Joannes Chrisostomus Wolfgang Gottlieb Mozart was born in Salzburg on January 27, 1756, and died on December 5, 1791, in Vienna. He began calling himself Wolfgango Amadeo around 1770 and Wolfgang Amadè in 1777. His K. 388 Serenade, scored for pairs of oboes, clarinets, horns and bassoons, dates from late 1782 or early 1783.

Like so many other Viennese composers of his day, Mozart wrote numerous works for harmonie ensemble (generally pairs of oboes, clarinets, horns and bassoons, sometimes augmented by a string bass or contrabassoon). Typically intended as background music for outdoor events, the repertoire for these small wind bands often included arrangements of popular opera and ballet music alongside original works variously dubbed serenades, divertimenti, cassations and partitas (usually consisting of a longer opening movement followed by several short dance movements).

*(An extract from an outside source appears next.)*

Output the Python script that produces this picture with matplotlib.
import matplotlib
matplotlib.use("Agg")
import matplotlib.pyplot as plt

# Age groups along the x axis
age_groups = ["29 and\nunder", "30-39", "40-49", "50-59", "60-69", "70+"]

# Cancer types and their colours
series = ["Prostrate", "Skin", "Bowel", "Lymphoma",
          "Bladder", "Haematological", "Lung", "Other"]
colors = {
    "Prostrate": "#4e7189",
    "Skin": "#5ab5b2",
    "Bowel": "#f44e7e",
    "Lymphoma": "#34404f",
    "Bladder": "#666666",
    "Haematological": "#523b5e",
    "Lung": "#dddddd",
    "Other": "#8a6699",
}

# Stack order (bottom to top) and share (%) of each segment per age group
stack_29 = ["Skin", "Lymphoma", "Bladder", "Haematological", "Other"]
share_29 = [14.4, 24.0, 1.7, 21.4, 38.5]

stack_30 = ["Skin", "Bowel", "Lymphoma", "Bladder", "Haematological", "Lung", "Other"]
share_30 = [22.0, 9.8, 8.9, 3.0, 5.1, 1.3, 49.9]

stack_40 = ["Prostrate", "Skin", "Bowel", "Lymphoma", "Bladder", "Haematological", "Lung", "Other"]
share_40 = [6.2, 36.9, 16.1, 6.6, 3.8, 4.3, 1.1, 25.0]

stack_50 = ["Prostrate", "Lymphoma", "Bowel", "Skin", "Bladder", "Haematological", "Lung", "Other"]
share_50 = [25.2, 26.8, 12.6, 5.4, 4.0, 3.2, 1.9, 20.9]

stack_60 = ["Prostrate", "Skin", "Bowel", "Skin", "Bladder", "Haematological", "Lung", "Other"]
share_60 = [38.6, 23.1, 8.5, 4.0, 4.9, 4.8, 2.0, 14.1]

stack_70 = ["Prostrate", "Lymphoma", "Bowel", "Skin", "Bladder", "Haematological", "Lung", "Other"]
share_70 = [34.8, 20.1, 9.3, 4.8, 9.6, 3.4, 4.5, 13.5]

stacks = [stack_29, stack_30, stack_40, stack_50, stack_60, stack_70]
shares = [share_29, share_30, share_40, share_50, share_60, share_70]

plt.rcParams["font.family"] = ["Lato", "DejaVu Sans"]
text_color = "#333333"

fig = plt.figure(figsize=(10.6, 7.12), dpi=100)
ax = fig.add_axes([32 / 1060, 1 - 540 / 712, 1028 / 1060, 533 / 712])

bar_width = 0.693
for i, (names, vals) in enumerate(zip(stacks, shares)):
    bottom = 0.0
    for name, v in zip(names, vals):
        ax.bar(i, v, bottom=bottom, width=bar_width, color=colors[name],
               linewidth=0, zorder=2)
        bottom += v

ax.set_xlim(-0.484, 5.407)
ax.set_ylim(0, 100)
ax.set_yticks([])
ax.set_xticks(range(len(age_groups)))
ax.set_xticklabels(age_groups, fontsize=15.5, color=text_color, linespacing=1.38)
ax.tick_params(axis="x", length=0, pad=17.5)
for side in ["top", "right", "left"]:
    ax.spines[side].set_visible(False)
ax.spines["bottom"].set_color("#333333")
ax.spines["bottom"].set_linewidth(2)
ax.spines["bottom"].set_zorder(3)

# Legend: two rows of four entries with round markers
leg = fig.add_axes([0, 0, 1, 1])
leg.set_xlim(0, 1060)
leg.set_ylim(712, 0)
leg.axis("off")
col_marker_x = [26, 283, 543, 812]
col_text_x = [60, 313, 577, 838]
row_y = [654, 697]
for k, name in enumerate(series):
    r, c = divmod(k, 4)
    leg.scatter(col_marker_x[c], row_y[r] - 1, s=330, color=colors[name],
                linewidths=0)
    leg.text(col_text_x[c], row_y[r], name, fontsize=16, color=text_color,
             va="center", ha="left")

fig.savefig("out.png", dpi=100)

With his K. 388 Serenade, Mozart transcended the origins of the genre, essentially creating a symphony for eight wind instruments, the musical substance of which rivals his greatest compositions for full orchestra. Unlike Mozart’s other two large-scale wind serenades—the “Gran Partita,” K. 361, and the Serenade in E♭ Major, K. 375—the Serenade in C Minor is unusual not only for its minor key (rare even among Mozart’s symphonies and concerti) but also for the fact that it follows the standard four-movement symphonic structure rather than consisting of the five (or more) movements customary to serenades.

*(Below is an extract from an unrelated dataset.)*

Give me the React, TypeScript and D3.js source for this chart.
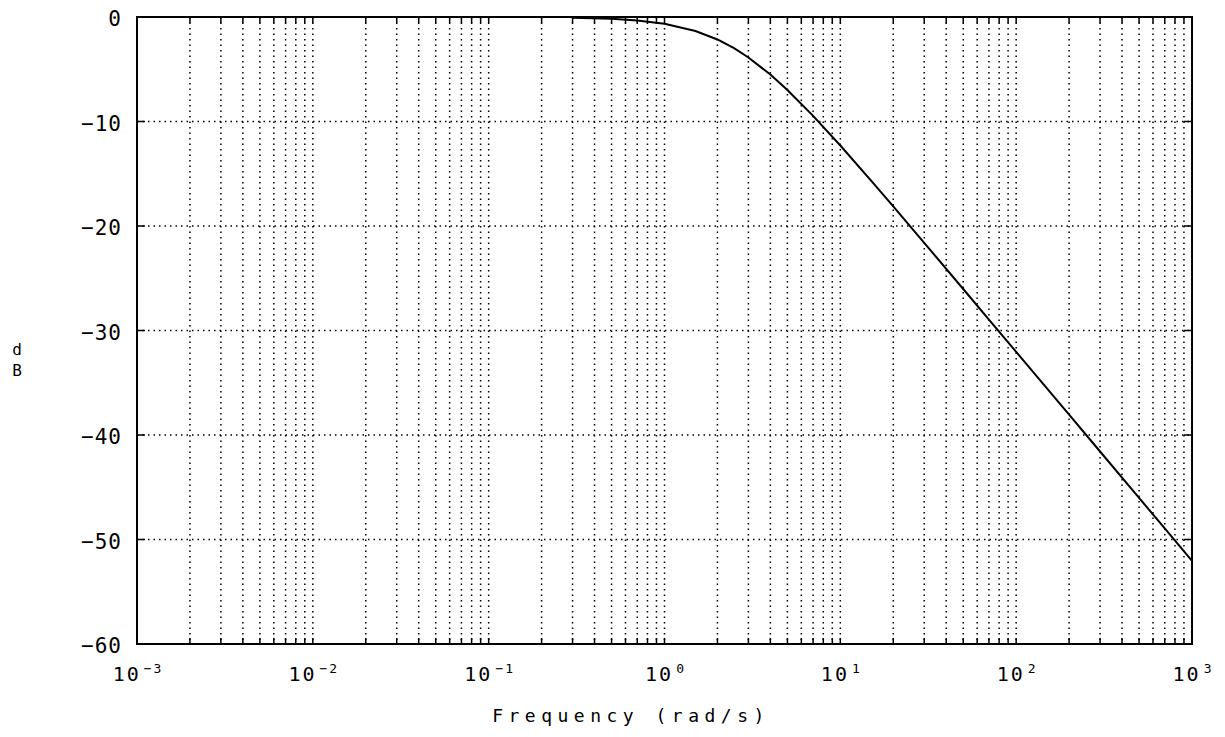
import React from "react";
import * as d3 from "d3";

const freqs = [0.3, 0.5, 0.7, 1, 1.5, 2, 2.5, 3, 4, 5, 7, 10, 15, 20, 30, 50, 70, 100, 200, 300, 500, 700, 1000];
const magDb = [-0.06, -0.17, -0.33, -0.64, -1.34, -2.15, -3.01, -3.87, -5.51, -6.99, -9.46, -12.3, -15.68, -18.13, -21.61, -26.03, -28.95, -32.04, -38.06, -41.58, -46.02, -48.94, -52.04];
const yTicks = [0, -10, -20, -30, -40, -50, -60];
const yTickLabels = ["0", "−10", "−20", "−30", "−40", "−50", "−60"];
const xDecades = [-3, -2, -1, 0, 1, 2, 3];
const xSupLabels = ["−3", "−2", "−1", "0", "1", "2", "3"];
const xLabel = "Frequency (rad/s)";
const yLabel = ["d", "B"];

const W = 1225, H = 737;
const L = 137, R = 1192, T = 17, B = 644;

export default function App() {
  const x = d3.scaleLog().domain([1e-3, 1e3]).range([L, R]);
  const y = d3.scaleLinear().domain([0, -60]).range([T, B]);
  const minor: number[] = [];
  for (let e = -3; e < 3; e++) for (let m = 2; m <= 9; m++) minor.push(m * Math.pow(10, e));
  const allV = [...minor, ...xDecades.slice(1, -1).map((e) => Math.pow(10, e))];
  const line = d3.line<number>().x((_, i) => x(freqs[i])).y((d) => y(d));
  const font = "'DejaVu Sans Mono', monospace";
  return (
    <svg width={W} height={H} style={{ position: "absolute", left: 0, top: 0, background: "#fff" }}>
      <rect x={0} y={0} width={W} height={H} fill="#fff" />
      {allV.map((v, i) => (
        <g key={"v" + i}>
          <line x1={x(v)} x2={x(v)} y1={T} y2={B} stroke="#000" strokeWidth={1.5} strokeDasharray="1.5,4" />
          <line x1={x(v)} x2={x(v)} y1={T} y2={T + 6} stroke="#000" strokeWidth={1.5} />
          <line x1={x(v)} x2={x(v)} y1={B} y2={B - 6} stroke="#000" strokeWidth={1.5} />
        </g>
      ))}
      {yTicks.slice(1, -1).map((t, i) => (
        <g key={"h" + i}>
          <line x1={L} x2={R} y1={y(t)} y2={y(t)} stroke="#000" strokeWidth={1.5} strokeDasharray="1.5,4" />
          <line x1={L} x2={L + 8} y1={y(t)} y2={y(t)} stroke="#000" strokeWidth={1.5} />
          <line x1={R} x2={R - 8} y1={y(t)} y2={y(t)} stroke="#000" strokeWidth={1.5} />
        </g>
      ))}
      <rect x={L} y={T} width={R - L} height={B - T} fill="none" stroke="#000" strokeWidth={2} />
      <path d={line(magDb) || ""} fill="none" stroke="#000" strokeWidth={2} />
      {yTicks.map((t, i) => (
        <text key={"yl" + i} x={122} y={y(t) + 9} textAnchor="end" fontFamily={font} fontSize={21} letterSpacing={1}>
          {yTickLabels[i]}
        </text>
      ))}
      {xDecades.map((e, i) => (
        <text key={"xl" + i} x={x(Math.pow(10, e)) + 1} y={681} textAnchor="middle" fontFamily={font} fontSize={20} letterSpacing={2}>
          10
          <tspan fontSize={13} dy={-8} dx={3}>{xSupLabels[i]}</tspan>
        </text>
      ))}
      <text x={631} y={722} textAnchor="middle" fontFamily={font} fontSize={18} letterSpacing={5.5}>
        {xLabel}
      </text>
      <text x={17} y={355} textAnchor="middle" fontFamily={font} fontSize={16}>{yLabel[0]}</text>
      <text x={17} y={376} textAnchor="middle" fontFamily={font} fontSize={16}>{yLabel[1]}</text>
    </svg>
  );
}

A Sturm und Drang opening movement in traditional sonata-allegro form is followed by a gentler Andante in 3/8 and E♭ major. Mozart shows off his contrapuntal skills in the third movement, which recalls the corresponding movement of his stormy Symphony No. 40 in G Minor, K. 550, composed around the same time: here the minuet (in C minor) sports a canon in which the second voice follows the first by one (quick) bar, and the trio (in C major) is a double reverse canon for oboes and bassoons, with each voice an inversion of the preceding one.

The theme-and-variations finale allows various instruments to shine in turn, largely maintaining the opening minor key until a coda brings the work to a sprightly conclusion in C major.